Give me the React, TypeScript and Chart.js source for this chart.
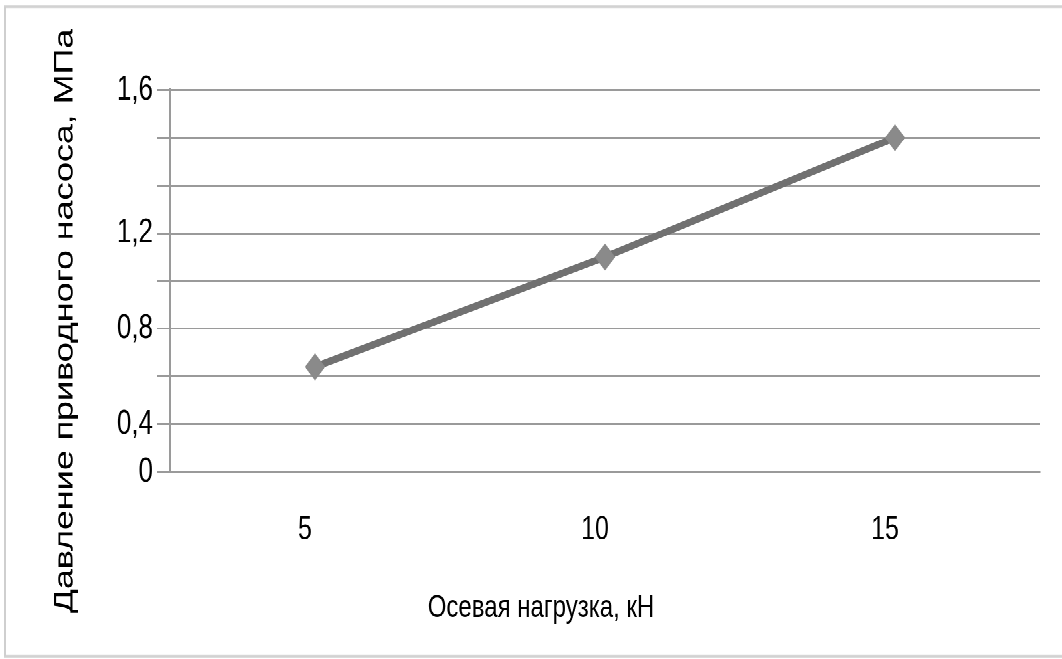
import { useEffect, useRef } from "react";
import { Chart, registerables } from "chart.js";

Chart.register(...registerables);

// ---- data ----
const categories = ["5", "10", "15"];
// values in the chart's gridline units (gridlines every 0.2 from 0 to 1.6)
const pressure = [0.44, 0.9, 1.4];
// labels printed next to each gridline, from 0 upward (as in the original figure)
const yTickLabels = ["0", "0,4", "", "0,8", "", "1,2", "", "", "1,6"];
const xAxisTitle = "Осевая нагрузка, кН";
const yAxisTitle = "Давление приводного насоса, МПа";

// ---- layout ----
const W = 1062;
const H = 496;
const S = 659 / H; // the original figure is stretched vertically
const FONT = "'Liberation Sans', Arial, Helvetica, sans-serif";
const GRID = "#9a9a9a";

export default function App() {
  const ref = useRef<HTMLCanvasElement>(null);

  useEffect(() => {
    document.body.style.margin = "0";
    document.body.style.overflow = "hidden";
    const canvas = ref.current;
    if (!canvas) return;

    const axisTitles = {
      id: "axisTitles",
      afterDraw(chart: any) {
        const ctx = chart.ctx as CanvasRenderingContext2D;
        ctx.save();
        ctx.fillStyle = "#000";
        ctx.textAlign = "center";
        ctx.textBaseline = "middle";
        ctx.font = `24px ${FONT}`;
        ctx.fillText(xAxisTitle, 541, 458);
        ctx.translate(65, 241.6);
        ctx.rotate(-Math.PI / 2);
        ctx.font = `27px ${FONT}`;
        ctx.fillText(yAxisTitle, 0, 0);
        ctx.restore();
      },
    };

    const chart = new Chart(canvas, {
      type: "line",
      data: {
        labels: categories,
        datasets: [
          {
            data: pressure,
            borderColor: "#717171",
            borderWidth: 5.5,
            tension: 0,
            pointStyle: "rectRot",
            pointRadius: 9.5,
            pointBackgroundColor: "#8a8a8a",
            pointBorderColor: "#8a8a8a",
            pointBorderWidth: 1,
          },
        ],
      },
      options: {
        animation: false,
        responsive: false,
        devicePixelRatio: 2,
        layout: { padding: { top: 90 / S, right: 22, left: 0, bottom: 0 } },
        plugins: {
          legend: { display: false },
          tooltip: { enabled: false },
          title: { display: false },
        },
        scales: {
          x: {
            type: "category",
            offset: true,
            grid: { display: false, drawTicks: false },
            border: { display: true, color: GRID, width: 1.5 },
            ticks: {
              color: "#000",
              font: { family: FONT, size: 25 },
              padding: 29,
              labelOffset: -10,
              maxRotation: 0,
              autoSkip: false,
            },
            afterFit: (s: any) => {
              s.height = H - 472 / S;
            },
          },
          y: {
            type: "linear",
            min: 0,
            max: 1.6,
            ticks: {
              stepSize: 0.2,
              color: "#000",
              font: { family: FONT, size: 26 },
              padding: 4,
              autoSkip: false,
              callback: (v: any) => yTickLabels[Math.round(Number(v) / 0.2)] ?? "",
            },
            grid: { color: GRID, lineWidth: 1.5, tickLength: 13, drawTicks: true },
            border: { display: true, color: GRID, width: 2 },
            afterFit: (s: any) => {
              s.width = 170;
            },
          },
        },
      },
      plugins: [axisTitles],
    });

    return () => chart.destroy();
  }, []);

  return (
    <div
      style={{
        position: "absolute",
        left: 0,
        top: 0,
        width: W,
        height: H,
        overflow: "hidden",
        background: "#fff",
        transform: `scaleY(${S})`,
        transformOrigin: "0 0",
      }}
    >
      <div
        style={{
          position: "absolute",
          left: 4,
          top: 4,
          width: 1200,
          height: 491,
          border: "2px solid #cfcfcf",
          boxSizing: "border-box",
        }}
      />
      <canvas
        ref={ref}
        width={W}
        height={H}
        style={{ position: "absolute", left: 0, top: 0, display: "block" }}
      />
    </div>
  );
}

* * * *

### WRITTEN REQUEST
Set the lines above down again, word for word, from the first through the one containing "Chart.register(...registerables);"; pictures excluded.

### TASK RESPONSE
Give me the React, TypeScript and Chart.js source for this chart.
import { useEffect, useRef } from "react";
import { Chart, registerables } from "chart.js";

Chart.register(...registerables);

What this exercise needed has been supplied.